While limitlessly fun and useful, I really don’t feel that those type of things are truly and really what “new media” really is. Instead, I strongly feel that the real new media will be the one that actually threatens the old one. And no, I’m not necessarily talking about options such as BitTorrent. Those threaten the powers that be when you consider that it’s an additional and problematic way (for them) to get media, but it’s most usually the old media that is downloaded through it. Instead, the new output is that that would never in a million years be able to be transmitted through old means. And you will think that I’m absolutely insane for using it as a case study, but I think Tom Green has absolutely hit the nail on the head.

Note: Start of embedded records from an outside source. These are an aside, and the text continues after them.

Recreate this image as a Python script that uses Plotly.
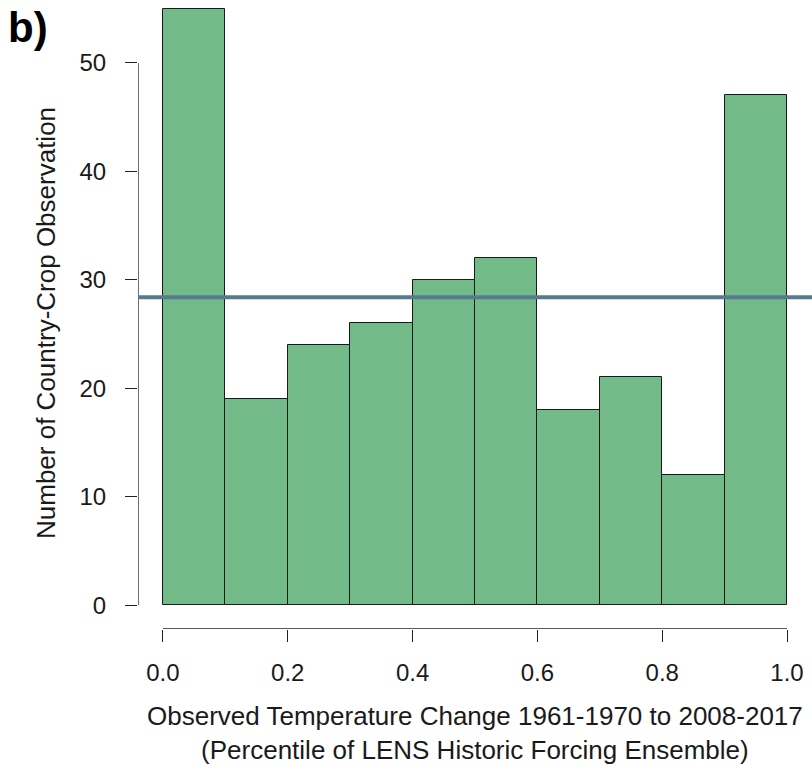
import plotly.graph_objects as go

bin_starts = [0.0, 0.1, 0.2, 0.3, 0.4, 0.5, 0.6, 0.7, 0.8, 0.9]
counts = [55, 19, 24, 26, 30, 32, 18, 21, 12, 47]
bin_width = 0.1
mean_line = 28.4
x_ticks = [0.0, 0.2, 0.4, 0.6, 0.8, 1.0]
x_tick_labels = ["0.0", "0.2", "0.4", "0.6", "0.8", "1.0"]
y_ticks = [0, 10, 20, 30, 40, 50]
y_tick_labels = ["0", "10", "20", "30", "40", "50"]

FONT = "Liberation Sans, Arial, sans-serif"
BAR = "#73ba89"
LINE = "#587a90"

fig = go.Figure()
fig.add_trace(go.Bar(
    x=[s + bin_width / 2 for s in bin_starts], y=counts, width=bin_width,
    marker=dict(color=BAR, line=dict(color="#1a1a1a", width=1)),
    showlegend=False, hoverinfo="skip"))

# R-style axis lines spanning only the tick range
fig.add_trace(go.Scatter(x=[x_ticks[0], x_ticks[-1]], y=[-2.2, -2.2], mode="lines",
                         line=dict(color="#222", width=1.3), cliponaxis=False,
                         showlegend=False, hoverinfo="skip"))
fig.add_trace(go.Scatter(x=[-0.04, -0.04], y=[y_ticks[0], y_ticks[-1]], mode="lines",
                         line=dict(color="#222", width=1.3), cliponaxis=False,
                         showlegend=False, hoverinfo="skip"))

fig.add_shape(type="line", xref="paper", x0=0, x1=1, yref="y", y0=mean_line, y1=mean_line,
              line=dict(color=LINE, width=4), layer="above")

fig.update_layout(
    width=812, height=776,
    margin=dict(l=138, r=0, t=0, b=147),
    paper_bgcolor="white", plot_bgcolor="white",
    bargap=0,
    font=dict(family=FONT, size=24, color="#1a1a1a"),
    xaxis=dict(range=[-0.04, 1.04], tickvals=x_ticks, ticktext=x_tick_labels,
               ticks="outside", ticklen=12, tickwidth=1.3, tickcolor="#222",
               showgrid=False, zeroline=False, showline=False,
               tickfont=dict(size=24), ticklabelstandoff=10),
    yaxis=dict(range=[-2.2, 55.8], tickvals=y_ticks, ticktext=y_tick_labels,
               ticks="outside", ticklen=12, tickwidth=1.3, tickcolor="#222",
               showgrid=False, zeroline=False, showline=False,
               tickfont=dict(size=24), ticklabelstandoff=14),
)

fig.add_annotation(xref="paper", yref="paper", x=0.5, y=0, yanchor="top", yshift=-70,
                   text="Observed Temperature Change 1961-1970 to 2008-2017<br>(Percentile of LENS Historic Forcing Ensemble)",
                   showarrow=False, font=dict(size=26), align="center")
fig.add_annotation(xref="paper", yref="paper", x=-0.1365, y=0.4865, textangle=-90,
                   xanchor="center", yanchor="middle",
                   text="Number of Country-Crop Observation", showarrow=False,
                   font=dict(size=26))
fig.add_annotation(xref="paper", yref="paper", x=-0.196, y=1.0, xanchor="left", yanchor="top",
                   yshift=-2, text="<b>b)</b>", showarrow=False,
                   font=dict(size=42, color="#000"))

fig.write_html("out.html")
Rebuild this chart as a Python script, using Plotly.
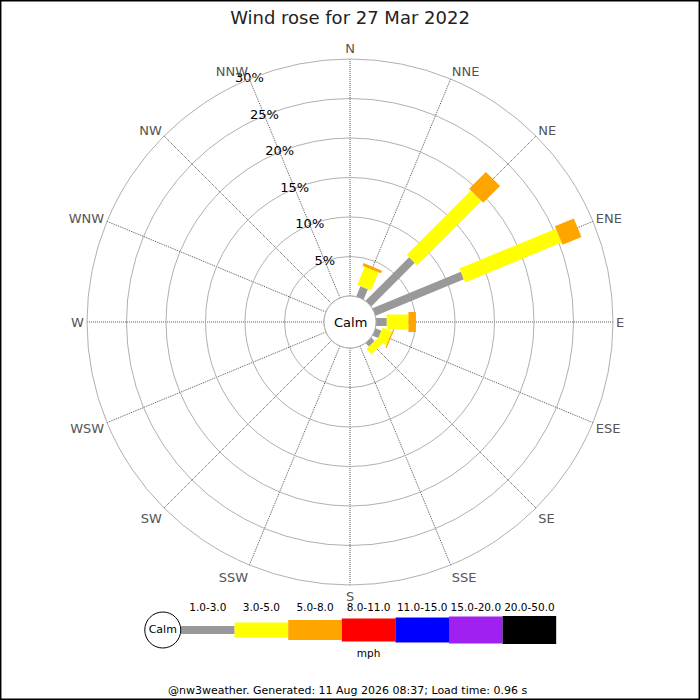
import numpy as np
import plotly.graph_objects as go

# 16 compass points, clockwise from north
directions = ["N", "NNE", "NE", "ENE", "E", "ESE", "SE", "SSE",
              "S", "SSW", "SW", "WSW", "W", "WNW", "NW", "NNW"]
dir_angles = [i * 22.5 for i in range(16)]

# speed bands (mph)
band_labels = ["1.0-3.0", "3.0-5.0", "5.0-8.0", "8.0-11.0",
               "11.0-15.0", "15.0-20.0", "20.0-50.0"]

# percentage of the day in each band, per direction
pct_1_3 = [0, 1.4, 7.8, 12.1, 1.35, 0.8, 0.6, 0, 0, 0, 0, 0, 0, 0, 0, 0]
pct_3_5 = [0, 2.5, 11.5, 13.2, 2.75, 1.3, 0.9, 0, 0, 0, 0, 0, 0, 0, 0, 0]
pct_5_8 = [0, 0.35, 3.0, 2.6, 0.95, 0.15, 0, 0, 0, 0, 0, 0, 0, 0, 0, 0]
pct_8_11 = [0] * 16
pct_11_15 = [0] * 16
pct_15_20 = [0] * 16
pct_20_50 = [0] * 16

radial_ticks = [5, 10, 15, 20, 25, 30]
label_bearing = 337.5  # percent labels run up the NNW spoke

band_pcts = [pct_1_3, pct_3_5, pct_5_8, pct_8_11, pct_11_15, pct_15_20, pct_20_50]
band_colors = ["#999999", "#ffff00", "#ffa500", "#ff0000", "#0000ff", "#a020f0", "#000000"]
band_widths = [8, 15, 20, 23, 25, 27, 28]

FONT = "DejaVu Sans"

fig = go.Figure()

# calm circle outline (hole edge)
ring = np.arange(0, 361, 2)
fig.add_trace(go.Scatterpolar(
    r=[0] * len(ring), theta=ring, mode="lines",
    line=dict(color="#aaaaaa", width=1), hoverinfo="skip", showlegend=False,
))

# stacked bars drawn as thick radial strokes
for d, ang in enumerate(dir_angles):
    base = 0.0
    for b, pcts in enumerate(band_pcts):
        v = pcts[d]
        if v <= 0:
            continue
        fig.add_trace(go.Scatterpolar(
            r=[base, base + v], theta=[ang, ang], mode="lines",
            line=dict(color=band_colors[b], width=band_widths[b]),
            name=f"{directions[d]} {band_labels[b]}",
            hoverinfo="name", showlegend=False,
        ))
        base += v

# percent labels centred on the spoke
fig.add_trace(go.Scatterpolar(
    r=radial_ticks, theta=[label_bearing] * len(radial_ticks), mode="text",
    text=[f"{t}%" for t in radial_ticks], textposition="middle center",
    textfont=dict(family=FONT, size=13, color="#000"),
    hoverinfo="skip", showlegend=False,
))

# legend strip on its own cartesian axes
for b, lab in enumerate(band_labels):
    fig.add_trace(go.Scatter(
        x=[b, b + 1], y=[0, 0], mode="lines",
        line=dict(color=band_colors[b], width=band_widths[b]),
        xaxis="x", yaxis="y", hoverinfo="skip", showlegend=False,
    ))
fig.add_trace(go.Scatter(
    x=[i + 0.5 for i in range(len(band_labels))], y=[0.62] * len(band_labels),
    text=band_labels, mode="text", textfont=dict(family=FONT, size=10.5, color="#000"),
    xaxis="x", yaxis="y", hoverinfo="skip", showlegend=False,
))
fig.add_trace(go.Scatter(
    x=[-0.34], y=[0], mode="markers+text", text=["Calm"], textposition="middle center",
    marker=dict(size=36, color="white", line=dict(color="black", width=1)),
    textfont=dict(family=FONT, size=11, color="#000"),
    xaxis="x", yaxis="y", hoverinfo="skip", showlegend=False,
))
fig.add_trace(go.Scatter(
    x=[3.5], y=[-0.69], text=["mph"], mode="text",
    textfont=dict(family=FONT, size=10.5, color="#000"),
    xaxis="x", yaxis="y", hoverinfo="skip", showlegend=False,
))

fig.update_layout(
    width=700, height=700,
    margin=dict(l=0, r=0, t=0, b=0),
    paper_bgcolor="white", plot_bgcolor="white",
    font=dict(family=FONT, size=13, color="#000"),
    title=dict(text="Wind rose for 27 Mar 2022", x=0.5, xanchor="center",
               y=1 - 18 / 700, yanchor="middle",
               font=dict(family=FONT, size=18, color="#222")),
    polar=dict(
        domain=dict(x=[87 / 700, 613 / 700], y=[115 / 700, 641 / 700]),
        bgcolor="white",
        hole=0.099,
        radialaxis=dict(
            range=[0, 30], tickvals=radial_ticks, showticklabels=False,
            angle=112.5, showline=False, ticks="",
            gridcolor="#b0b0b0", gridwidth=1,
        ),
        angularaxis=dict(
            rotation=90, direction="clockwise",
            tickmode="array", tickvals=dir_angles, ticktext=directions,
            ticks="", showline=True, linecolor="#b0b0b0", linewidth=1,
            gridcolor="#555555", griddash="1px,1px", gridwidth=1,
            tickfont=dict(family=FONT, size=13, color="#555"),
        ),
    ),
    xaxis=dict(domain=[0.2, 0.8], range=[-0.765, 7.071], visible=False, fixedrange=True),
    yaxis=dict(domain=[0.05, 0.15], range=[-1, 1], visible=False, fixedrange=True),
    annotations=[
        dict(text="Calm", x=0.5, y=378 / 700, xref="paper", yref="paper",
             showarrow=False, font=dict(family=FONT, size=13, color="#000")),
        dict(text="@nw3weather. Generated: 11 Aug 2026 08:37; Load time: 0.96 s",
             x=0.497, y=10 / 700, xref="paper", yref="paper", yanchor="middle",
             showarrow=False, font=dict(family=FONT, size=11, color="#000")),
    ],
    shapes=[dict(type="rect", xref="paper", yref="paper", x0=0.001, y0=0.001,
                 x1=0.999, y1=0.999, line=dict(color="black", width=1.5))],
)

# page body has a default margin; drop it so the figure sits at 0,0
fig.write_html("out.html", config={"displayModeBar": False},
               post_script="document.body.style.margin='0';")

Seriously. I’m perfectly sober and I’m not using it as some sort of wry or ironic joke. I really do think that Tom Green has got it figured out. Yeah, the same guy who used to do unspeakable things on MTV before the ADD target market moved on to something else. He’s now found a niche market, and is serving it perfectly on the medium it has grown up on. But I think he’s really taking it a huge step farther than with what audio and video podcasts have previously done. He’s doing it live, and he’s happy to take live calls. The show itself is sort of a mix of his old material and a classic Carson era talk show, but the content itself is pretty much irrelevant in this context. He stays relevant to his audience, and that’s all that really matters. Although he is expanding that audience, which definitely doesn’t hurt. The opportunity to do whatever he wants, as well as to engage the audience is a concept that isn’t entirely new. But I can’t recall a scenario in which it has been executed so well. Others have taken notice as well. Even Leo Laporte of TWiT has taken notice and has even admitted that he wants to take the next step of his network in the same direction. And also, the tools are cheap enough that many will able to do this if they’d like. I admit I’m tempted to try something like this for Dirrty Apple. While there may be an oversaturation for some time once the idea of the live internet takes off, I can’t imagine that the best won’t rise to the top after a short time, much like it did with podcasting.
However, there’s one last hurdle to cross. It’s a big one, and once it’s passed, I think it may be the beginning of the end for traditional outlets. How in the world can you make this possible on screens other than your computer? Once you can watch this stuff in standard or even HD resolution on your living room screen, it’s pretty much over. But there’s just not a mainstream solution at this point. Devices such as Apple TV are a good step, but we’re just not there yet.But when we do, watch out. You may not pay a cable or satellite bill again after that point.